What's Social Got To Do With Construction?
It’s not earth shattering news that social media has the potential to increase brand awareness, drive traffic to your website, and give greater access to your company’s products and services. If done well, it also will create a relationship with current and potential customers and eventually generate leads and sales.
What is surprising is that with 1.5 million global social media users, that the construction and landscaping industries are lagging behind in social media adoption for strategic use . . . or are they?
We’ll start with a familiar topic that touches all segments of the industry: CONEXPO-CON/AGG. They are heavy in social media, introducing a mobile app for user experience and conducting several educational sessions around the topic.
Professor Neil Rackham points out that, “The average company today can access 20 times as much information about you and your competitors as they could access five years ago. So you’re no longer dealing with a customer where ignorance is a factor.”
At the very least, mere presence is mandatory. If someone can’t find you, you don’t exist. And if you don’t have the basic concept of marketing, you’re not trusted as a valid resource.
- 80% of online users interact with social networks regularly.
- 78% of adults using the internet to research purchasing decisions.
- More consumers use social networks each month than use email accounts.
- 65% of social media users learn more about brands, products or services.
- Social media sources of information are used by more than 70% of B2B decision makers.
But in an industry where your office may consist of a jobsite, and not an office sitting half the time, is it still relevant?
In short, the answer is a resounding yes. Despite the misconception that the construction industry isn’t up to speed on social integration and digital capabilities, one factor in particular is changing the game for professionals on the go: Mobile Access.
I know what most of you are thinking, but stick with me. The word “social” doesn’t mean what it used to. It’s not just family photos and college kids anymore. Specifically applicable to these industries, age groups 45 – 54, 55 – 64, and 65+ reported average mobile and app use at 5:20, 4:06, and 3:42 (hours:minutes per month), respectively.
That same Nielson study found the following monthly social media activity →
- 70% hear others’ experiences
- 65% learn more about brands, products, & services
- 53% compliment brands
- 50% express concerns, complaints about brands/ services
- 47% share monetary incentives
Again, if you’re not at least in the space where these relational and experiencial developments are happening, you’re not even part of the conversation.
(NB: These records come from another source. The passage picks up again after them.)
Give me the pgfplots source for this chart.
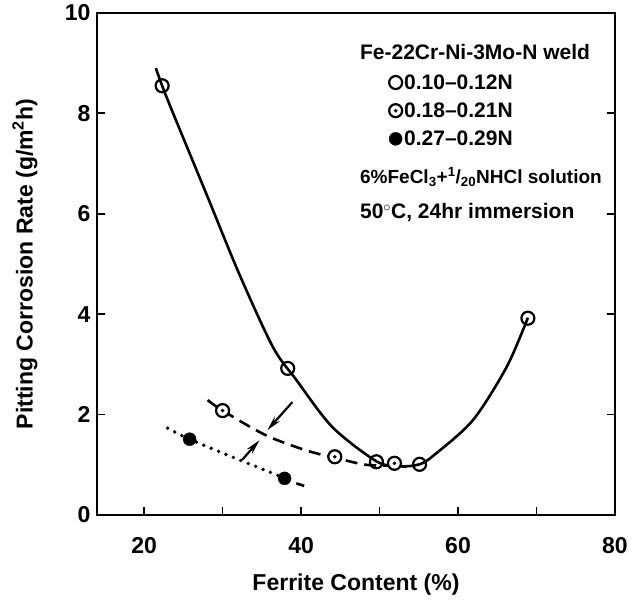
\documentclass[border=0pt]{standalone}
\usepackage{pgfplots}
\pgfplotsset{compat=1.18}
\usetikzlibrary{arrows.meta}
\usepackage{fontspec}
\setmainfont{Liberation Sans}
\pgfdeclareplotmark{odot}{%
  \pgfpathcircle{\pgfpointorigin}{\pgfplotmarksize}\pgfusepathqfillstroke
  \begin{pgfscope}%
  \pgfsetfillcolor{black}%
  \pgfpathcircle{\pgfpointorigin}{0.3\pgfplotmarksize}\pgfusepathqfill
  \end{pgfscope}}
\begin{document}
\bfseries
\begin{tikzpicture}
\begin{axis}[
  at={(0,0)}, anchor=south west,
  scale only axis, width=518pt, height=502pt,
  xmin=14, xmax=80, ymin=0, ymax=10,
  xtick={20,40,60,80}, minor xtick={30,50,70},
  ytick={0,2,4,6,8,10},
  xtick pos=bottom, ytick pos=both,
  tick align=inside,
  major tick length=8pt, minor tick length=8pt,
  every tick/.style={line width=1.8pt, black},
  axis line style={line width=2.4pt},
  /pgf/number format/assume math mode=true,
  tick label style={font=\fontsize{23}{27}\selectfont\bfseries},
  xticklabel style={yshift=-19pt},
  yticklabel style={xshift=-3pt},
  label style={font=\fontsize{23}{27}\selectfont\bfseries},
  xlabel={Ferrite Content (\%)},
  ylabel={Pitting Corrosion Rate (g/m$^{\mathbf{2}}$h)},
  xlabel style={at={(axis description cs:0.5,-0.138)}, anchor=center},
  ylabel style={at={(axis description cs:-0.139,0.5)}, anchor=center},
  legend style={draw=none, fill=none, at={(axis cs:51.2,8.82)}, anchor=north west,
    font=\fontsize{21}{25}\selectfont\bfseries, row sep=8pt, inner sep=0pt,
    /tikz/every even column/.append style={column sep=9pt}},
  legend cell align=left,
  clip=false,
]
% solid curve (0.10-0.12N)
\addplot[black, line width=2.6pt, smooth, forget plot] coordinates {
 (21.5,8.9) (23.0,8.27) (27.9,6.41) (32.1,4.81) (36.4,3.35)
 (39.4,2.69) (44.0,1.75) (49.6,1.07) (52.5,0.97) (55.1,1.01)
 (57.0,1.2) (61.9,1.89) (66.2,2.95) (68.9,3.93)};
% dashed curve (0.18-0.21N)
\addplot[black, line width=2.6pt, smooth, dash pattern=on 12pt off 7pt, forget plot] coordinates {
 (28.1,2.29) (30.0,2.08) (35.5,1.59) (40.6,1.29) (44.3,1.14) (48.3,1.0) (51.9,0.98) (53.4,0.96)};
% dotted curve (0.27-0.29N)
\addplot[black, line width=3.8pt, smooth, line cap=round, dash pattern=on 0pt off 8pt, forget plot] coordinates {
 (23.0,1.73) (25.8,1.51) (32.1,1.10) (36.4,0.83) (37.9,0.73)};
\addplot[black, line width=2.6pt, forget plot] coordinates {(39.4,0.63) (40.4,0.58)};
% arrows
\draw[line width=2.2pt, -{Stealth[length=15pt,width=7pt]}] (axis cs:38.9,2.25) -- (axis cs:35.7,1.69);
\draw[line width=2.2pt, -{Stealth[length=15pt,width=7pt]}] (axis cs:32.5,1.10) -- (axis cs:34.7,1.49);
% markers
\addplot[only marks, mark=o, mark size=6.5pt, mark options={line width=2.2pt, fill=white, draw=black}] coordinates {
 (22.3,8.55) (38.3,2.92) (49.6,1.06) (55.1,1.01) (68.9,3.92)};
\addlegendentry{0.10--0.12N}
\addplot[only marks, mark=odot, mark size=6.5pt, mark options={line width=2.2pt, fill=white, draw=black}] coordinates {
 (30.0,2.08) (44.3,1.16) (51.9,1.03)};
\addlegendentry{0.18--0.21N}
\addplot[only marks, mark=*, mark size=6.5pt, mark options={fill=black, draw=black}] coordinates {
 (25.8,1.51) (37.9,0.73)};
\addlegendentry{0.27--0.29N}
% annotations
\node[anchor=west, font=\fontsize{21}{25}\selectfont\bfseries, inner sep=0pt] at (axis cs:47.5,9.22) {Fe-22Cr-Ni-3Mo-N weld};
\node[anchor=west, font=\fontsize{19}{23}\selectfont\bfseries, inner sep=0pt] at (axis cs:47.5,6.73) {6\%FeCl\textsubscript{3}+\textsuperscript{1}/\textsubscript{20}NHCl solution};
\node[anchor=west, font=\fontsize{21}{25}\selectfont\bfseries, inner sep=0pt] at (axis cs:47.5,6.02) {50$^{\circ}$C, 24hr immersion};
\end{axis}
\pgfresetboundingbox
\path (-97pt,-86pt) rectangle (539pt,515pt);
\end{tikzpicture}
\end{document}
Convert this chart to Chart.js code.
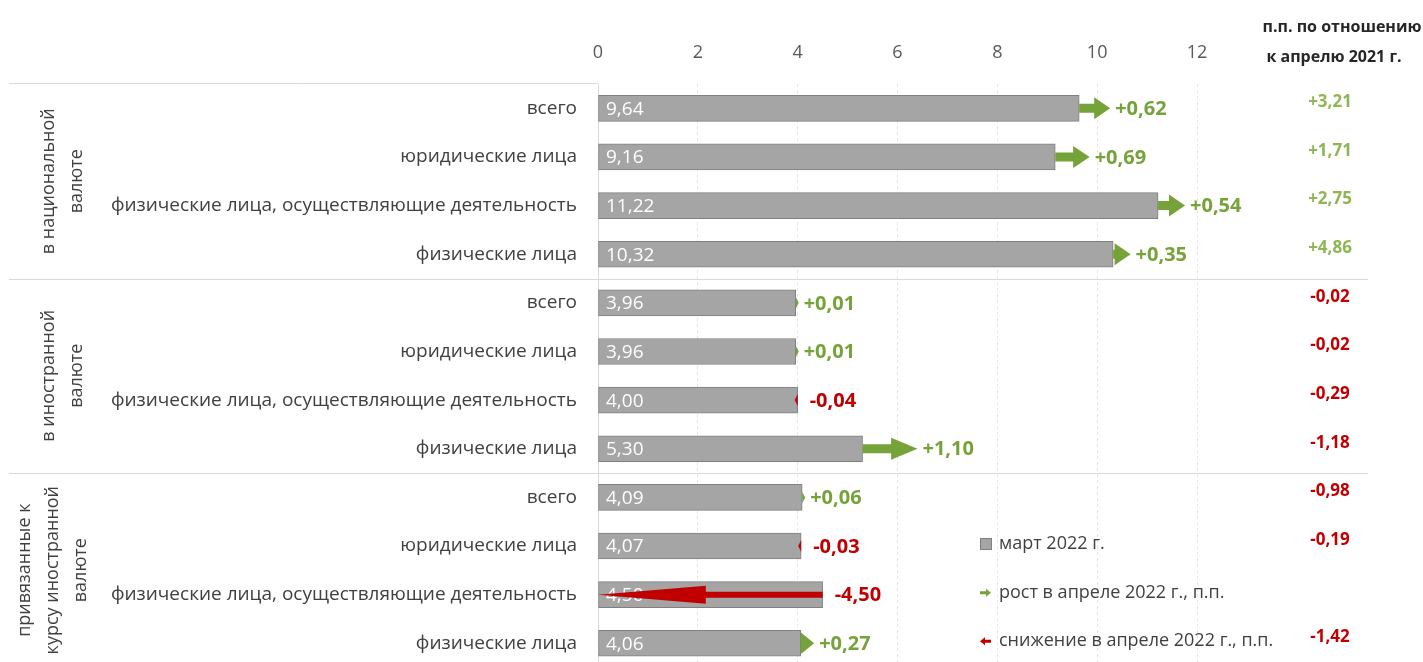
<!DOCTYPE html>
<html>
<head>
<meta charset="utf-8">
<script src="https://cdn.jsdelivr.net/npm/chart.js@4.4.1/dist/chart.umd.min.js"></script>
<style>
	html, body { margin: 0; padding: 0; background: #fff; overflow: hidden; }
	canvas { display: block; }
</style>
</head>
<body>
<canvas id="creditChart" width="1423" height="700"></canvas>
<script>
// категории (строки)
const categories = [
	'всего', 'юридические лица', 'физические лица, осуществляющие деятельность', 'физические лица',
	'всего', 'юридические лица', 'физические лица, осуществляющие деятельность', 'физические лица',
	'всего', 'юридические лица', 'физические лица, осуществляющие деятельность', 'физические лица'
];
const groupNames = [
	['в национальной', 'валюте'],
	['в иностранной', 'валюте'],
	['привязанные к', 'курсу иностранной', 'валюте']
];
const groupSize = 4;

// март 2022 г.
const marchValues = [9.64, 9.16, 11.22, 10.32, 3.96, 3.96, 4.00, 5.30, 4.09, 4.07, 4.50, 4.06];
// изменение в апреле 2022 г., п.п.
const aprilChange = [0.62, 0.69, 0.54, 0.35, 0.01, 0.01, -0.04, 1.10, 0.06, -0.03, -4.50, 0.27];
// п.п. по отношению к апрелю 2021 г.
const vsApril2021 = [3.21, 1.71, 2.75, 4.86, -0.02, -0.02, -0.29, -1.18, -0.98, -0.19, null, -1.42];

const xTicks = [0, 2, 4, 6, 8, 10, 12];

const GREEN = '#76a23a';
const GREEN_LIGHT = '#8fb653';
const RED = '#c00000';
const TEXT = '#404040';
const FONT = "'Open Sans', 'Noto Sans', sans-serif";

function fmt(v, sign) {
	let s = Math.abs(v).toFixed(2).replace('.', ',');
	if (sign) s = (v < 0 ? '-' : '+') + s;
	return s;
}

function drawArrow(ctx, x0, x1, yc, color, big) {
	const dir = x1 >= x0 ? 1 : -1;
	let len = Math.abs(x1 - x0);
	if (len < 3) len = 3;
	const tip = x0 + dir * len;
	const headLen = Math.min(len, Math.max(16, len * 0.48));
	let headW = len < 8 ? 6 : 11;
	let shaft = 9;
	if (big) { headW = 9; shaft = 6; }
	const hb = tip - dir * headLen;
	ctx.save();
	ctx.fillStyle = color;
	ctx.beginPath();
	ctx.moveTo(x0, yc - shaft / 2);
	ctx.lineTo(hb, yc - shaft / 2);
	ctx.lineTo(hb, yc - headW);
	ctx.lineTo(tip, yc);
	ctx.lineTo(hb, yc + headW);
	ctx.lineTo(hb, yc + shaft / 2);
	ctx.lineTo(x0, yc + shaft / 2);
	ctx.closePath();
	ctx.fill();
	ctx.restore();
}

function legendArrow(ctx, xl, yc, dir, color) {
	// маленькая стрелка для легенды
	const x0 = dir > 0 ? xl : xl + 11;
	ctx.save();
	ctx.fillStyle = color;
	ctx.beginPath();
	ctx.moveTo(x0, yc - 1.5);
	ctx.lineTo(x0 + dir * 6, yc - 1.5);
	ctx.lineTo(x0 + dir * 6, yc - 4);
	ctx.lineTo(x0 + dir * 11, yc);
	ctx.lineTo(x0 + dir * 6, yc + 4);
	ctx.lineTo(x0 + dir * 6, yc + 1.5);
	ctx.lineTo(x0, yc + 1.5);
	ctx.closePath();
	ctx.fill();
	ctx.restore();
}

const decorPlugin = {
	id: 'decor',
	beforeDatasetsDraw(chart) {
		const { ctx, chartArea, scales: { y } } = chart;
		ctx.save();
		ctx.strokeStyle = '#d9d9d9';
		ctx.lineWidth = 1;
		// верхняя линия таблицы
		ctx.beginPath();
		ctx.moveTo(9, Math.round(chartArea.top) - 0.5);
		ctx.lineTo(chartArea.left, Math.round(chartArea.top) - 0.5);
		ctx.stroke();
		// разделители групп
		for (let g = 1; g < groupNames.length; g++) {
			const yy = (y.getPixelForValue(g * groupSize - 1) + y.getPixelForValue(g * groupSize)) / 2;
			ctx.beginPath();
			ctx.moveTo(9, Math.round(yy) + 0.5);
			ctx.lineTo(1368, Math.round(yy) + 0.5);
			ctx.stroke();
		}
		// подписи групп (вертикально)
		ctx.fillStyle = TEXT;
		ctx.font = '18px ' + FONT;
		ctx.textAlign = 'center';
		ctx.textBaseline = 'middle';
		groupNames.forEach((lines, g) => {
			const top = g === 0 ? chartArea.top : (y.getPixelForValue(g * groupSize - 1) + y.getPixelForValue(g * groupSize)) / 2;
			const last = (g + 1) * groupSize - 1;
			const bottom = g === groupNames.length - 1 ? y.getPixelForValue(last) + 24
				: (y.getPixelForValue(last) + y.getPixelForValue(last + 1)) / 2;
			const cy = (top + bottom) / 2;
			const startX = lines.length === 3 ? 25 : 49;
			lines.forEach((t, k) => {
				ctx.save();
				ctx.translate(startX + k * 28, cy);
				ctx.rotate(-Math.PI / 2);
				ctx.fillText(t, 0, 0);
				ctx.restore();
			});
		});
		ctx.restore();
	},
	afterDatasetsDraw(chart) {
		const { ctx, scales: { x, y } } = chart;
		ctx.save();
		// значения внутри столбцов
		ctx.font = '19px ' + FONT;
		ctx.fillStyle = '#ffffff';
		ctx.textAlign = 'left';
		ctx.textBaseline = 'middle';
		marchValues.forEach((v, i) => {
			ctx.fillText(fmt(v, false), x.getPixelForValue(0) + 8, y.getPixelForValue(i) + 1);
		});
		// стрелки изменений и подписи
		marchValues.forEach((v, i) => {
			const d = aprilChange[i];
			const yc = y.getPixelForValue(i);
			const x0 = x.getPixelForValue(v);
			const x1 = x.getPixelForValue(v + d);
			const color = d >= 0 ? GREEN : RED;
			drawArrow(ctx, x0, x1, yc, color, Math.abs(d) > 3);
			ctx.font = 'bold 20px ' + FONT;
			ctx.fillStyle = d >= 0 ? GREEN : RED;
			ctx.textAlign = 'left';
			const lx = d >= 0 ? Math.max(x1, x0 + 3) + 5 : x0 + 12;
			ctx.fillText(fmt(d, true), lx, yc + 1);
		});
		// правая колонка
		ctx.font = 'bold 16px ' + FONT;
		ctx.textAlign = 'center';
		ctx.fillStyle = '#262626';
		ctx.fillText('п.п. по отношению', 1342, 27);
		ctx.fillText('к апрелю 2021 г.', 1334, 57);
		ctx.font = 'bold 17px ' + FONT;
		vsApril2021.forEach((v, i) => {
			if (v === null) return;
			ctx.fillStyle = v >= 0 ? GREEN_LIGHT : RED;
			ctx.fillText(fmt(v, true), 1330, y.getPixelForValue(i) - 6);
		});
		// легенда
		const ly = [y.getPixelForValue(9) - 2, y.getPixelForValue(10) - 2, y.getPixelForValue(11) - 2];
		ctx.fillStyle = '#a5a5a5';
		ctx.strokeStyle = '#808080';
		ctx.fillRect(980, ly[0] - 6, 12, 12);
		ctx.strokeRect(980.5, ly[0] - 5.5, 11, 11);
		legendArrow(ctx, 980, ly[1], 1, GREEN);
		legendArrow(ctx, 980, ly[2], -1, RED);
		ctx.font = '18px ' + FONT;
		ctx.fillStyle = TEXT;
		ctx.textAlign = 'left';
		ctx.fillText('март 2022 г.', 999, ly[0]);
		ctx.fillText('рост в апреле 2022 г., п.п.', 999, ly[1]);
		ctx.fillText('снижение в апреле 2022 г., п.п.', 999, ly[2]);
		ctx.restore();
	}
};

new Chart(document.getElementById('creditChart'), {
	type: 'bar',
	data: {
		labels: categories,
		datasets: [
			{
				label: 'март 2022 г.',
				data: marchValues,
				backgroundColor: '#a5a5a5',
				borderColor: '#808080',
				borderWidth: 1,
				borderSkipped: false,
				barThickness: 26
			}
		]
	},
	options: {
		indexAxis: 'y',
		responsive: false,
		animation: false,
		layout: { padding: { left: 0, right: 226, top: 0, bottom: 1 } },
		scales: {
			x: {
				position: 'top',
				min: 0,
				max: 12,
				afterFit: function(s) { s.height = 84; },
				afterBuildTicks: function(s) { s.ticks = xTicks.map(v => ({ value: v })); },
				grid: { color: '#e6e6e6', drawTicks: false },
				border: { display: false, dash: [3, 3] },
				ticks: {
					padding: 20,
					color: '#595959',
					font: { family: FONT, size: 18 }
				}
			},
			y: {
				afterFit: function(s) { s.width = 598; },
				grid: { display: false, drawTicks: false },
				border: { color: '#d9d9d9' },
				ticks: {
					padding: 21,
					color: TEXT,
					font: { family: FONT, size: 19 }
				}
			}
		},
		plugins: {
			legend: { display: false },
			tooltip: { enabled: false }
		}
	},
	plugins: [decorPlugin]
});
</script>
</body>
</html>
This doesn’t bode well for the projected growth in social selling.
Although those are the leaders, and everyone should have a presence on those platforms, there are a plethora of other options that can possibly lead to higher impact and lead generation. Success on each of them depends on two major factors:
- Where is your audience looking?
- What does the nature of your product or service lend itself to?
Such a niche space isn’t for everyone but they definitely work for the ones that fit. Why? Because it’s users are more than “happily pinning” recipes and wedding ideas.
They’re scoping and shopping while enjoying the sight of what you have to offer. So, if you have a visually pleasing lifestyle-type brand to share, you can easily capture and keep their attention here.
(Warning: Shameless Plug Ahead) Randall-Reilly’s Total Landscape Care has found the right fit on Houzz, a network of professional home builders and designers. These types of communities show the importance of audience targeting and relevant interaction as opposed to meaningless “connections” for the masses. The point is to focus your efforts in the right direction where they’ll be heard, almost guaranteeing a decrease in wasted efforts and increase in conversion rates.
Reiterating the importance of the mobile future is video consumption. YouTube reports that mobile views exceed one billion a day (25% of total watch time). If your company lends itself to any kind of content, storytelling, and entertainment of sorts, YouTube’s your home. Really, YouTube can be anyone’s home. You don’t have to post boring seminars.
Example 1: Who wants to watch a video about blenders?
No? How about the daring to destroy an iPhone, glow sticks, or Silly Putty live? I mean really, who doesn’t like to watch stuff blow up? Blendtec’s “Will It Blend” series proved not just popular, but profitable.
Example 2: Damme Epic
Okay, this isn’t construction equipment either, but there really isn’t a massive amount of great examples in this realm (hint, hint . . . get out there now while it’s not overwhelming to be seen!), and plus, it was just too cool not to share. One week ago, the Epic Split video was uploaded and at the time I type this, it has received 39,926,514 views.
For comic relief, watch Channing Tatum’s poorly attempted version. (Excuse the inappropriate language at the end!)
Remember: Whatever you’re doing, cross-promote it. Tie it into what you’re already doing well. Don’t keep any of these options separate. Mix them up and see what works, but remember that consistency and familiarity has a lot to do with acceptance with any audience. And if you are just starting out and feel overwhelmed with the social options out there, start small and focused and always measure your efforts. Whatever you do, it’s better than being absent.